São meninas completamente diferentes uma da outra. Ayako tem vitiligo e usa maquiagem pesada; é claramente envergonhada da sua aparência e é a típica japonesa de excursão na Europa, com cabelos tingidos e permanentados, roupas caras e bonitas quando analisadas separadamente mas um desastre quando combinadas, pernas tortas e passinhos de gueixa. É bobinha, não entende piadas, é infantil e sonhadora, tem bolsinha da Hello Kitty não porque é cool mas porque adora a Hello Kitty, os pais não querem que ela se case, nunca, pra ter alguém que cuide deles na velhice. Hanae é beeeeem mais inteligente e beeeeem mais esperta; menina safa, que mesmo não conseguindo sacar, de ouvido, a diferença entre R e L, é capaz de dar gargalhadas verdadeiras com uma piada engraçada ainda que leve um tempinho pra registrar a informação em língua estrangeira. Eu adorava as duas. Hanae foi embora assim que terminou o curso mas me escreve sempre, às vezes me manda presentinhos. Trabalhou numa padaria em Osaka e me escrevia reclamando que era muito chato. Agora voltou a estudar italiano. Ayako ainda ficou mais um tempo, refazendo pela terceira vez o curso de italiano no qual sempre levou bomba; trabalhou um tempinho numa agência de turismo em Perugia, namorou um croata que morava na Grécia mas só queria o dinheiro dela, sofreu com a desilusão, culpou o vitiligo, seu visto acabou e ela voltou pra casa. Agora dá aulas de italiano pra crianças. O e-mail que ela me mandou antes da primeira aula dizia que ela estava muito neruvosa mas confiante de que tudo daria certo. Torço muito por ela, de verdade.
As imagens mais significativas que tenho delas ocorreram no jantar brasileiro que fizemos na casa do Silvio. A Hanae raspou até o último grãozinho de farofa da panela. E a Ayako bebeu meio copo de vinho branco e entrou na sala dizendo: mi sento rivera! (mi sento libera), ou seja, me sinto livre coitada, se embebedou com meio copo de vinho branco vagabundo e já se sentia poderosíssima.
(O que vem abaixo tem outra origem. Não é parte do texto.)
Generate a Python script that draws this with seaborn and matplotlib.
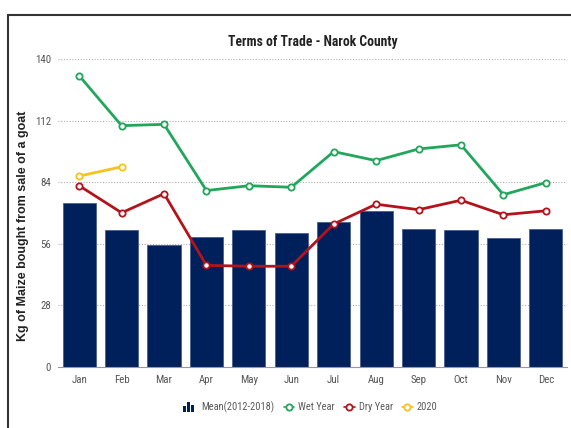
import matplotlib
matplotlib.use("Agg")
import matplotlib.pyplot as plt
import seaborn as sns
import pandas as pd
from matplotlib.lines import Line2D
from matplotlib.patches import Rectangle
from matplotlib.legend_handler import HandlerBase

months = ["Jan", "Feb", "Mar", "Apr", "May", "Jun", "Jul", "Aug", "Sep", "Oct", "Nov", "Dec"]
mean_2012_2018 = [74.7, 62.3, 55.6, 59.0, 62.3, 60.9, 65.9, 70.8, 62.7, 62.1, 58.8, 62.7]
wet_year = [132.4, 109.7, 110.3, 80.2, 82.4, 81.7, 97.9, 93.8, 99.1, 101.0, 78.3, 83.8]
dry_year = [82.4, 70.1, 78.8, 46.2, 45.8, 45.8, 65.0, 74.0, 71.5, 75.8, 69.2, 71.0]
y2020_months = ["Jan", "Feb"]
y2020 = [86.8, 91.0]
yticks = [0, 28, 56, 84, 112, 140]

NAVY = "#00205b"
GREEN = "#21a65b"
RED = "#b3141c"
YELLOW = "#f7c21b"

sns.set_theme(style="white")
plt.rcParams["font.family"] = ["Roboto Condensed", "DejaVu Sans"]

fig = plt.figure(figsize=(5.71, 4.28), dpi=100)
ax = fig.add_axes([58/571, 1-367/428, (567-58)/571, (367-59)/428])

df = pd.DataFrame({"month": months, "mean": mean_2012_2018})
sns.barplot(data=df, x="month", y="mean", order=months, color=NAVY, width=0.78,
            edgecolor="#4a5f8f", linewidth=0.6, saturation=1, ax=ax, zorder=2)

line_kw = dict(marker="o", markersize=4.5, markerfacecolor="white", markeredgewidth=1.3,
               linewidth=2, zorder=4)
sns.lineplot(x=months, y=wet_year, color=GREEN, markeredgecolor=GREEN, ax=ax, sort=False, **line_kw)
sns.lineplot(x=months, y=dry_year, color=RED, markeredgecolor=RED, ax=ax, sort=False, **line_kw)
sns.lineplot(x=y2020_months, y=y2020, color=YELLOW, markeredgecolor=YELLOW, ax=ax, sort=False, **line_kw)

ax.set_xlim(-0.5, len(months) - 0.5)
ax.set_ylim(0, 140)
ax.set_yticks(yticks)
ax.set_yticklabels([str(t) for t in yticks])
ax.set_xlabel("")
ax.set_ylabel("Kg of Maize bought from sale of a goat", fontsize=9, fontweight="bold",
              family=["Liberation Sans", "DejaVu Sans"], color="#222222")
ax.yaxis.set_label_coords((29 - 58) / 509, (367 - 226) / 308)
ax.yaxis.grid(True, linestyle=(0, (1, 1.5)), color="#b0b0b0", linewidth=0.8, zorder=0)
ax.xaxis.grid(False)
for s in ["top", "right", "left"]:
    ax.spines[s].set_visible(False)
ax.spines["bottom"].set_color("#999999")
ax.spines["bottom"].set_linewidth(0.8)
ax.tick_params(axis="both", colors="#555555", labelsize=7.8, length=0)
ax.tick_params(axis="x", pad=6)
ax.tick_params(axis="y", pad=5)
ax.set_axisbelow(True)

fig.text((58 + 567) / 2 / 571, 1 - 42/428, "Terms of Trade - Narok County", ha="center", va="center",
         fontsize=9.8, fontweight="bold", color="#222222")

# frame around figure
fig.patches.append(Rectangle((8/571, -0.1), 1.2, 1.1 - 15/428, transform=fig.transFigure,
                             fill=False, edgecolor="#333333", linewidth=1.5, clip_on=False))


class BarIconHandler(HandlerBase):
    def create_artists(self, legend, orig_handle, xdescent, ydescent, width, height, fontsize, trans):
        arts = []
        bw = 2.0
        heights = [0.6, 1.1, 0.75]
        x0 = -xdescent + width - 3 * (bw + 0.9) - 1
        for i, h in enumerate(heights):
            r = Rectangle((x0 + i * (bw + 0.9), -ydescent - 1), bw, height * h + 1,
                          facecolor=NAVY, edgecolor="none", transform=trans)
            arts.append(r)
        return arts


class BarIcon:
    pass


def line_handle(c):
    return Line2D([], [], color=c, marker="o", markerfacecolor="white", markeredgecolor=c,
                  markersize=4.5, markeredgewidth=1.3, linewidth=1.2)


handles = [BarIcon(), line_handle(GREEN), line_handle(RED), line_handle(YELLOW)]
labels = ["Mean(2012-2018)", "Wet Year", "Dry Year", "2020"]
leg = fig.legend(handles, labels, loc="center", bbox_to_anchor=(312/571, 1 - 407/428), ncol=4,
                 frameon=False, fontsize=7.5, handlelength=1.0, handletextpad=0.4, columnspacing=0.9,
                 handler_map={BarIcon: BarIconHandler()})
for t in leg.get_texts():
    t.set_color("#5a5a5a")

fig.savefig("out.png", dpi=100, facecolor="white")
Adoro as duas, e essa semana pensei muito nelas, depois que chegou o cartão de Natal da Ayako. Mais ainda depois que o estojinho lindo da Hanae aterrissou aqui em casa.
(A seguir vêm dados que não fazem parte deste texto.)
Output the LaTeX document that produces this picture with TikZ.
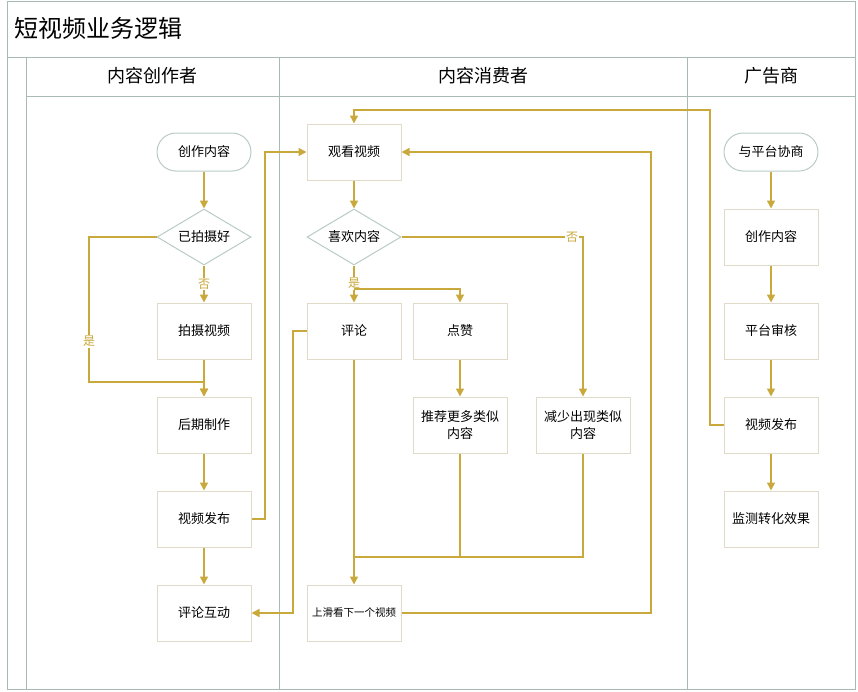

Fui correndo enchê-lo de canetas coloridas. Eu tava mesmo precisando de um estojo! Fico que nem criança quando consigo organizar essas coisas: agenda nova, estojo novo, canetas coloridas, borracha nova, branquiiiiinha! Fico toda hora tirando tudo da bolsa, olhando, namorando, depois boto tudo de novo na bolsa.